M. Pardessus, in his great work on Maritime Commerce and Ins., after a most painstaking investigation of the subject, says:

Numerous contemporary authors show the existence of Bottomry loans amongst the Greeks. These were arranged sometimes according to time, but generally according to the nature of the navigation. Vessel, apparel, cargo, freight, were among the security given. The essential condition was that the borrower should only be compelled to repay the cap. and int. if the objects affected arrived in port. The lender sometimes took the precaution to cause other goods of the borrower to be mortgaged to him, to ins. prompt payment on the expiration of the risk.

Among the Greeks these loans were not only effected when the vessel found it necessary by stress of circumstances during a voyage; but also before she has left the home port, in order to obtain funds to pay for cargo to lade her with; and in foreign ports, in order to enable her to buy a return cargo, etc. The lender usually stipulated that the value of the article lent on should be twice the amount lent; and the borrower was to declare if he had already obtained an advance on the same goods. The transaction was authenticated by a deed, which was torn up on the completion of the contract on both sides.

The lading was proved by the official regis., or by witnesses, in the presence of whom the borrower declared what objects were placed at the risk of the creditor, without whose consent he was not entitled to borrow further on the same articles, unless he augmented their quantity in proportion to the new loan; or unless the goods mortgaged were sufficient to secure both lenders. There were heavy penalties on the borrower, in case of breach of faith as to destination, amount of goods, etc. There was a law against carrying corn elsewhere than to Athens; and loans were forbidden, under pain of confiscation, on corn carried in opposition to this law. When in case of composition with pirates, or jettison, or otherwise, by force majeure, the goods were diminished, or paid a contribution, the lender supported the loss to the discharge of the borrower. In case of total loss the borrower was discharged and the lender could not prove against any other property of the borrower deposited for security of payment, unless the lading had been evaded. It followed that no punishment was too severe for the borrower, who, having had the bad faith to misapply the goods mortgaged, caused the ship to be lost in order to avoid paying the sum borrowed.

In the Rhodian Law we find direct reference to Bottomry loans.
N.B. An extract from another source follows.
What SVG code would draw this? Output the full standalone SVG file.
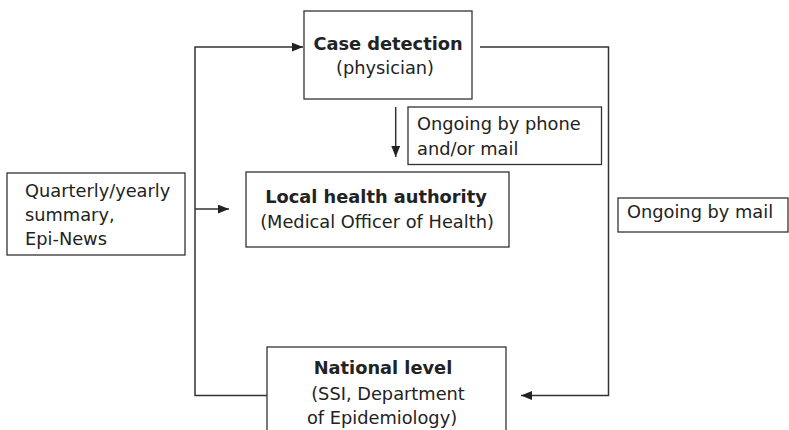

Thus in one section it is said, "That when masters of ships, who are proprietors of one-third of the lading, take up money for the voyage, whether for the outward, or homeward bound, or both; all transactions shall pass according to the writings drawn up between the master and

lender; and the latter shall put a man on board to take care of his loan." Then again, "If masters or merchants borrow money for their voyages, the goods, freight, ship, and money being free, they shall not make use of suretyship, except there be some apparent danger of the sea, or of pirates. And for the money so lent the borrowers shall pay naval interest." Boeckh says the exaction of an exorbitant rate of int. for loans on Bottomry among the Rhodians was declared illegal-"unless the principal was really exposed to the dangers of the sea.

Loans on Bottomry were well understood by the Romans: as it was likely they would be, seeing how largely they had drawn upon the maritime customs and the jurisprudence of the Greeks. When, about A. D. 533, Justinian reduced the rate of interest on ordinary securities to a maximum of 6 p.c., a special exemption was made in favour of Fanus Nauticum, or Bottomry; and upon this ground: that the risk of the money was entirely the lender's. Therefore, while a vessel was at sea, the lender might demand any rate of int. he pleased for a loan; but after she reached harbour, and while she remained there, no more than 12 p.c. could be demanded-which indeed was regarded as the usual rate in such cases. Some writers assert that Justinian made 12 p.c. the rate for Fanus Nauticum under all circumstances; but the best authorities do not bear out this view. Gibbon, indeed, in his Decline and Fall of the Roman Empire, speaking of the rates of int. which prevailed in or about the year A.D. 533, says: "Twelve was granted to Nautical Insurance, which the wiser ancients had not attempted to define; but except in this perilous adventure, the practice of exorbitant usury was severely restrained.' But the expression exorbitant usury" can scarcely apply to such a risk. Therefore his testimony rather strengthens the position we have taken. It is important to observe that Gibbon uses the term "Nautical Ins." This may be taken as an indication of the nature of the risk which had become impressed on his mind during the investigation of the subject.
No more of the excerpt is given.